Stated problem — Exactly reproduce the lines of the listing below from the one containing "Rebuild this chart" through the one containing "from matplotlib.ticker import FuncFormatter". Skip the images.

Provided data —

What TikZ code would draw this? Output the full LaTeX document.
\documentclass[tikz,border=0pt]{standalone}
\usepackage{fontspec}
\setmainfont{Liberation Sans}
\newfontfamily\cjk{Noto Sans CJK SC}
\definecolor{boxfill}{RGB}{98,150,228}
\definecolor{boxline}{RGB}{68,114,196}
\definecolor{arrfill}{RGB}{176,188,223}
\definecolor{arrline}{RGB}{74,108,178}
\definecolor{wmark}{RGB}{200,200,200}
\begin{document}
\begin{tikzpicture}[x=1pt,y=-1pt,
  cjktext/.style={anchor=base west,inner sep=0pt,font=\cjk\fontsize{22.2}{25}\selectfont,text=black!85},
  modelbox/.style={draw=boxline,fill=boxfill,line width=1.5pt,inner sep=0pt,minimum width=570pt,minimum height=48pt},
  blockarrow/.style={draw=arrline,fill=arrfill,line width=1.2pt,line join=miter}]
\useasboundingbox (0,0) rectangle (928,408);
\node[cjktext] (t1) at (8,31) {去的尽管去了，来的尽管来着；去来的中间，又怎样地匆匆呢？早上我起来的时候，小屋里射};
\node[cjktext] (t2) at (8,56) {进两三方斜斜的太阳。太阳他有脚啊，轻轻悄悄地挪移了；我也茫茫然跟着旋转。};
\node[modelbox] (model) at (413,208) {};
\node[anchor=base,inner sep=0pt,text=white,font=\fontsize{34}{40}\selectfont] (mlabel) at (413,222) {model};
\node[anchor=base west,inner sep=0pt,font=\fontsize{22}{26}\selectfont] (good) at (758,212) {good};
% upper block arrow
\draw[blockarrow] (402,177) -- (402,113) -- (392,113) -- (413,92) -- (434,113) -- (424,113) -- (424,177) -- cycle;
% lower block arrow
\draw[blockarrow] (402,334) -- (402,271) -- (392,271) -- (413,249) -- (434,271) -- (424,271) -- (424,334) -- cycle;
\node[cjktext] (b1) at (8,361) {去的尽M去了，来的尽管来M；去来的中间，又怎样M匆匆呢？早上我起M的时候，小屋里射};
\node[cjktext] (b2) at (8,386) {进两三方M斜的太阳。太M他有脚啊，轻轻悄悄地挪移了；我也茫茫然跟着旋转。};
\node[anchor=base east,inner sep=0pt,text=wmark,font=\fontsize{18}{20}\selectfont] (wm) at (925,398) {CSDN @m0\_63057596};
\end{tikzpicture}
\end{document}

==

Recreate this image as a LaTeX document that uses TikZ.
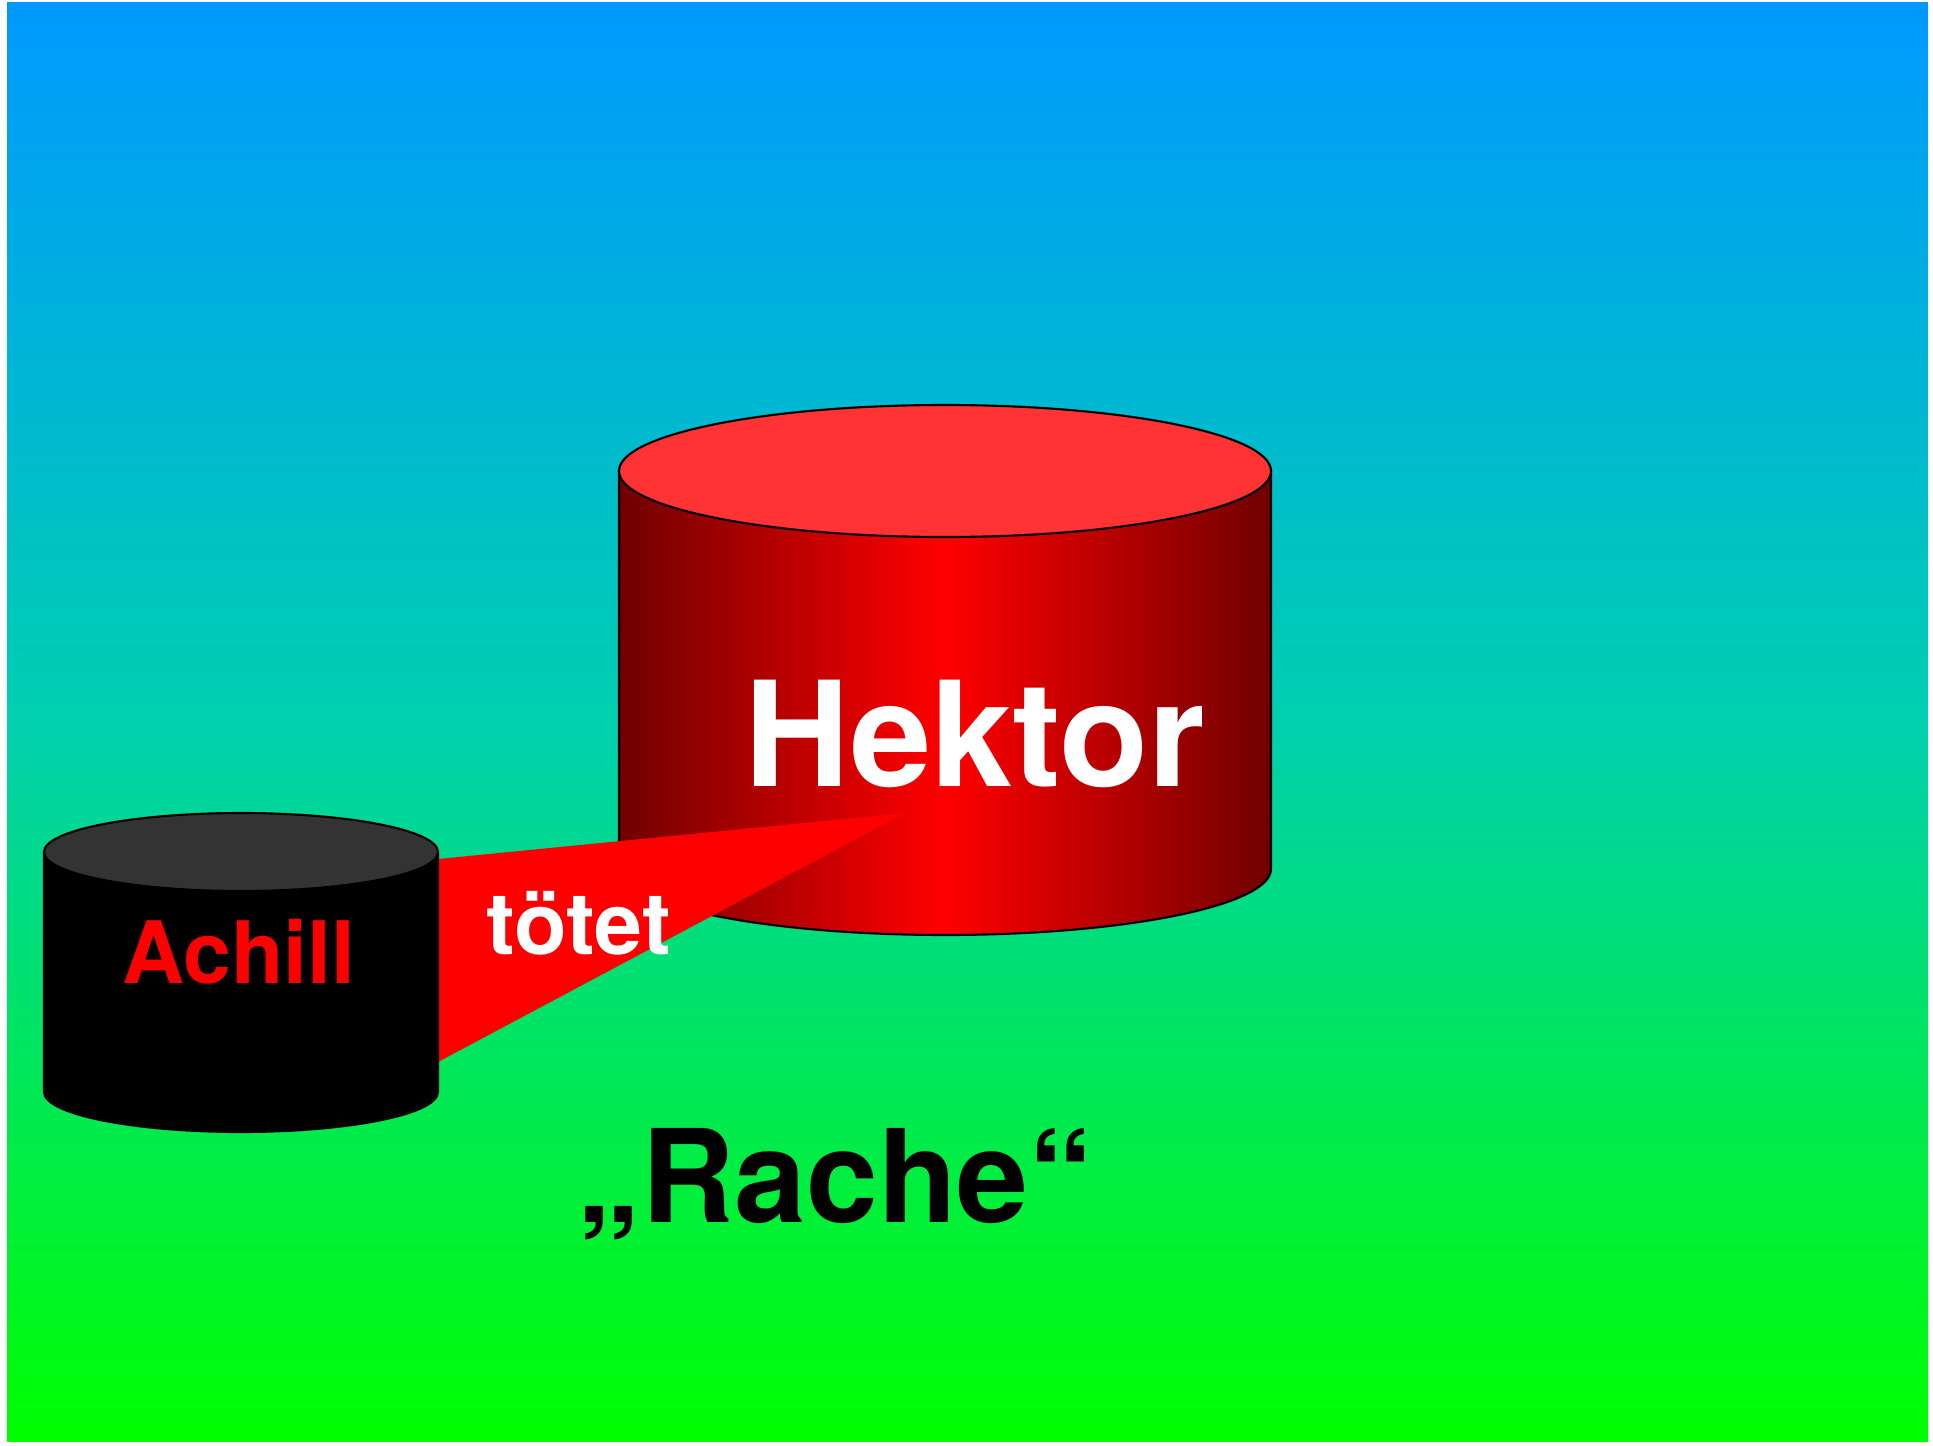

---

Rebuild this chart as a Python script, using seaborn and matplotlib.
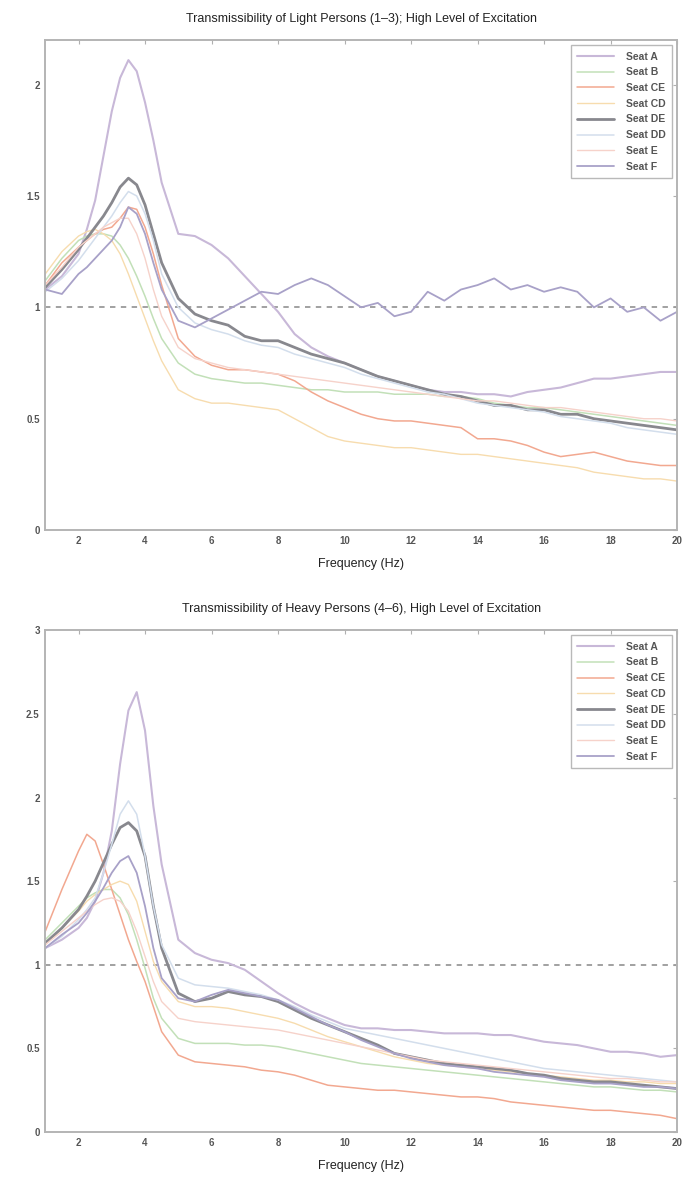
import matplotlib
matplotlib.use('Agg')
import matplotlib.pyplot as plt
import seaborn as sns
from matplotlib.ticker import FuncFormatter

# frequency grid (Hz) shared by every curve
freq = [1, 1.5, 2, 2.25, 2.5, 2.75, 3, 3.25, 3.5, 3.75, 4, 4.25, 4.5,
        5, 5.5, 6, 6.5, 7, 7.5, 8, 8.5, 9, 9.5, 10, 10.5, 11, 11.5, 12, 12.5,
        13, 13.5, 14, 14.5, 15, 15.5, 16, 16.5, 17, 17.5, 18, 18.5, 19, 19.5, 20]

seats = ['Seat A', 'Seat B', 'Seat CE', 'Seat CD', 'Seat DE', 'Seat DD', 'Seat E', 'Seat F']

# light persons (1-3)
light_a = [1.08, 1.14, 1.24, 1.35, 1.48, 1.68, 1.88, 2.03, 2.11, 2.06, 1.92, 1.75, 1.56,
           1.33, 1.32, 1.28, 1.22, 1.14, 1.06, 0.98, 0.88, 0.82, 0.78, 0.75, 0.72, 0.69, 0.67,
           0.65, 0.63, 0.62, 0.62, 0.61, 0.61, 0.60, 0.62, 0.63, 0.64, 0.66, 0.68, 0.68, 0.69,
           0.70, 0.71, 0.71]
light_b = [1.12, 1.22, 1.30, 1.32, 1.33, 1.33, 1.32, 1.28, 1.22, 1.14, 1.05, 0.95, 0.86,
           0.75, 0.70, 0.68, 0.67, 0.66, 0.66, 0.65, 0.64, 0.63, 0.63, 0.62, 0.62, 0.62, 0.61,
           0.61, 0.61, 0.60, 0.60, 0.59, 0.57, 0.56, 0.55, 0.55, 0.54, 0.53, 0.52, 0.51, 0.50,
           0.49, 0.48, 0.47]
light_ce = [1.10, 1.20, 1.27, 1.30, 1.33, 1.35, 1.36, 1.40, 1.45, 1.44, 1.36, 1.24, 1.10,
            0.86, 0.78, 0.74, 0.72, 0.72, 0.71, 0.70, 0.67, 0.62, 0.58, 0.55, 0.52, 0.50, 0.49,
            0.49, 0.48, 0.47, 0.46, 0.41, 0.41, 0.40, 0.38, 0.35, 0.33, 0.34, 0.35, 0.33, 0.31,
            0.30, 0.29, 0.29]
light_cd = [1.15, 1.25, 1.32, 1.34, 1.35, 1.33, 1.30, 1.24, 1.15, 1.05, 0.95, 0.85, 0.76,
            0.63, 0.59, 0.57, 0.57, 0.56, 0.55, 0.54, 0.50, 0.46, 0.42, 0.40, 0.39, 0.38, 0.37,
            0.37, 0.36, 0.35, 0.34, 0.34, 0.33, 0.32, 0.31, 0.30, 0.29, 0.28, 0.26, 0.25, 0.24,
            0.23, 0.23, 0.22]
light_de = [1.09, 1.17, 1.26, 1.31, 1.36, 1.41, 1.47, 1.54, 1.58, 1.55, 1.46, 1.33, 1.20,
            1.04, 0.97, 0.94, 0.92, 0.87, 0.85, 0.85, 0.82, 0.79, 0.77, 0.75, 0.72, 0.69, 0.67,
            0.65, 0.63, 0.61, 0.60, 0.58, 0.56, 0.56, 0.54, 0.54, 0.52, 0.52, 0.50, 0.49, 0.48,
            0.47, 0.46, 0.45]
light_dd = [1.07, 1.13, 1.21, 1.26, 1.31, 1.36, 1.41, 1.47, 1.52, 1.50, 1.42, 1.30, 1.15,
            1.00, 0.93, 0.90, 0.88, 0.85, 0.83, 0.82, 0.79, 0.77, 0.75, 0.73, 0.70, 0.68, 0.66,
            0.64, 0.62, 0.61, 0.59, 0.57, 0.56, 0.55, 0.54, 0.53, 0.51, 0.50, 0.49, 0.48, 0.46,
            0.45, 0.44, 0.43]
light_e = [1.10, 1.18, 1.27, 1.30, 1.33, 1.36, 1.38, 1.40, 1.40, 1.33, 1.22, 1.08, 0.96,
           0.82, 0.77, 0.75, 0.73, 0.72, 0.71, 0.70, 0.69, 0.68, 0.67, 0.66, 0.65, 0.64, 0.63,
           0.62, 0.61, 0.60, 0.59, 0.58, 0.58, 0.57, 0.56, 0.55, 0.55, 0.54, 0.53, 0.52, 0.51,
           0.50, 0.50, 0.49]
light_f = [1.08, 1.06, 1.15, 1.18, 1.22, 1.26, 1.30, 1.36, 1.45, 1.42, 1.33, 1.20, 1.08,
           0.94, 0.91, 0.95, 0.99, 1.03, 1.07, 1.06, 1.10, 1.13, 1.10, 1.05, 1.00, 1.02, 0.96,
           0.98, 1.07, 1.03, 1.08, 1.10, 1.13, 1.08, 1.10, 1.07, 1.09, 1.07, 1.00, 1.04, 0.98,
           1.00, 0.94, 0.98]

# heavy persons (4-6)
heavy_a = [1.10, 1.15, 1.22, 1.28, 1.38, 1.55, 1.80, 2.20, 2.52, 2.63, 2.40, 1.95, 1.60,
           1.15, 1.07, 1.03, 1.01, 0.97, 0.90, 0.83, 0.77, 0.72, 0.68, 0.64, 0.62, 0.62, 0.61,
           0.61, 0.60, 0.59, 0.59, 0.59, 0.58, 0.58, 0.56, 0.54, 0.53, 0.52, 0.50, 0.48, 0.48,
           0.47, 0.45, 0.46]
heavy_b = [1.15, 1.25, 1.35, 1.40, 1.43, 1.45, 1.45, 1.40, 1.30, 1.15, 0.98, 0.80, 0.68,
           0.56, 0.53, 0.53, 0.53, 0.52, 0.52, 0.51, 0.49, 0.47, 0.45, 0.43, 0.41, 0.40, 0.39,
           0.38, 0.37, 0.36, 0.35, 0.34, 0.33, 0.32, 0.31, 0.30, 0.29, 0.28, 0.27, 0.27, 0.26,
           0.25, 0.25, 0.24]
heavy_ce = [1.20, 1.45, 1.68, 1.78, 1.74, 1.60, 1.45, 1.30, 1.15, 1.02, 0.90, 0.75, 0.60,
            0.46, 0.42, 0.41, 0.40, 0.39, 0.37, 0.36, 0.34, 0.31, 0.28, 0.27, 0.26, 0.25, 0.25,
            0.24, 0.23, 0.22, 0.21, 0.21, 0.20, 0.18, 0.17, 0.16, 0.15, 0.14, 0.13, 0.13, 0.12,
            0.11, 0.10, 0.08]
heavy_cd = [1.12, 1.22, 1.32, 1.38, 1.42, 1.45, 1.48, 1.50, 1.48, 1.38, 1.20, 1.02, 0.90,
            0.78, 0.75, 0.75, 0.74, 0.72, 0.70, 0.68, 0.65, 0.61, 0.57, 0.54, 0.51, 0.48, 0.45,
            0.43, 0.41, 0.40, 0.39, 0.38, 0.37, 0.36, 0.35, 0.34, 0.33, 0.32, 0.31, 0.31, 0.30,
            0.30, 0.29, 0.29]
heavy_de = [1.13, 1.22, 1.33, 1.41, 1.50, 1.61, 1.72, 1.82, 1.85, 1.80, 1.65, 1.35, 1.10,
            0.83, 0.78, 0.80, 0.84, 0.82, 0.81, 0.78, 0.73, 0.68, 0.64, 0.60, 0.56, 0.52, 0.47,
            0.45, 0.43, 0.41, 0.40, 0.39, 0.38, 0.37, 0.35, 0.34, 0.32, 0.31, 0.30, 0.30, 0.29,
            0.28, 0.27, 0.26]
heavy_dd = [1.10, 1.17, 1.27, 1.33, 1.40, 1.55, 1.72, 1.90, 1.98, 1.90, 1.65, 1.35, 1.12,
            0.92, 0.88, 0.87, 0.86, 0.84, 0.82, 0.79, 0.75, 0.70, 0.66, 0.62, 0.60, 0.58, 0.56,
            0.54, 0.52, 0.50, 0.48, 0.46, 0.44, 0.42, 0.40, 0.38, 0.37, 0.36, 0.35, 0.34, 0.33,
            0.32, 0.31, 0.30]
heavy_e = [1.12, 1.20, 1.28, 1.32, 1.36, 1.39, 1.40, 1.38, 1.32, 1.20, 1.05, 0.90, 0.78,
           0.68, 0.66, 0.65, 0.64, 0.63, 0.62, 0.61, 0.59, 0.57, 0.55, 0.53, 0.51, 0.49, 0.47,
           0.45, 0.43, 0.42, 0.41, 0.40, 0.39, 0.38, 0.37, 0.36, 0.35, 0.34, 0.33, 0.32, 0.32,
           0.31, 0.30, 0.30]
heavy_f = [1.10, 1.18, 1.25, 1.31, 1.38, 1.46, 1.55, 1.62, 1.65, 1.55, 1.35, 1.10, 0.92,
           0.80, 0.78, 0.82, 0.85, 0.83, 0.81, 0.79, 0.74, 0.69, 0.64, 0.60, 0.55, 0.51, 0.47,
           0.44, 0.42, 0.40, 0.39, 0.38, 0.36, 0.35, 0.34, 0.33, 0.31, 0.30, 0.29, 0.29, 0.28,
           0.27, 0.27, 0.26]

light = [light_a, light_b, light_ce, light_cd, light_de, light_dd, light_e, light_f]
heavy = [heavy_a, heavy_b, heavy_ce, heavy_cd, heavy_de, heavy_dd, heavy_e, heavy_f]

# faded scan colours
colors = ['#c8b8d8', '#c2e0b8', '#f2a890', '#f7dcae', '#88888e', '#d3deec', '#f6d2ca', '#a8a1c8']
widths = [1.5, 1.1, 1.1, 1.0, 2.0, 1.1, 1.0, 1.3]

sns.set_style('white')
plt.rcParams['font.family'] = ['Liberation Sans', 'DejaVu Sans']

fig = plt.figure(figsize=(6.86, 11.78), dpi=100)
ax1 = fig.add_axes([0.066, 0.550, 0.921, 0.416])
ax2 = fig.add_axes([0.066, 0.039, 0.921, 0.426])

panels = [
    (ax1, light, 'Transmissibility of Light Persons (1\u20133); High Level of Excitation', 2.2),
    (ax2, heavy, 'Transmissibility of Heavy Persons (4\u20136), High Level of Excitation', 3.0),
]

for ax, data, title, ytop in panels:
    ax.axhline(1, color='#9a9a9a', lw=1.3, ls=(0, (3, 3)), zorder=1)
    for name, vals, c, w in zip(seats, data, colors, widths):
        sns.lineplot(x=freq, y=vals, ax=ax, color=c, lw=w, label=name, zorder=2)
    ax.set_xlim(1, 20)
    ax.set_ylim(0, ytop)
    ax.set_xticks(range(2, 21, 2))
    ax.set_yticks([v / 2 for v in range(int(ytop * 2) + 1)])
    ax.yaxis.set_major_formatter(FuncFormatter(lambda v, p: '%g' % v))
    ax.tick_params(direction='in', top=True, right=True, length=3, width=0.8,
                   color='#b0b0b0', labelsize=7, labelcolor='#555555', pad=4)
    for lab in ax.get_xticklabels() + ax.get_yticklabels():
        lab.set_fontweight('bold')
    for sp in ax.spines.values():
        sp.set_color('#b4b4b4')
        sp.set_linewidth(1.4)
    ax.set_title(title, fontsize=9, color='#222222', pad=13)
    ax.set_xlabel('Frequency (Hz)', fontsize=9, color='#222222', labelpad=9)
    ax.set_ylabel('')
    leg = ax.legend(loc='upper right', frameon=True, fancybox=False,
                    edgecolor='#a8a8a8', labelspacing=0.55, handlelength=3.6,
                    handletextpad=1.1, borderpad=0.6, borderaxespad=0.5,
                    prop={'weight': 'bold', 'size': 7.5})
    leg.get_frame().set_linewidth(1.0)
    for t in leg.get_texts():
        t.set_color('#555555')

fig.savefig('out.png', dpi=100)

Solution to this exercise —
Rebuild this chart as a Python script, using seaborn and matplotlib.
import matplotlib
matplotlib.use('Agg')
import matplotlib.pyplot as plt
import seaborn as sns
from matplotlib.ticker import FuncFormatter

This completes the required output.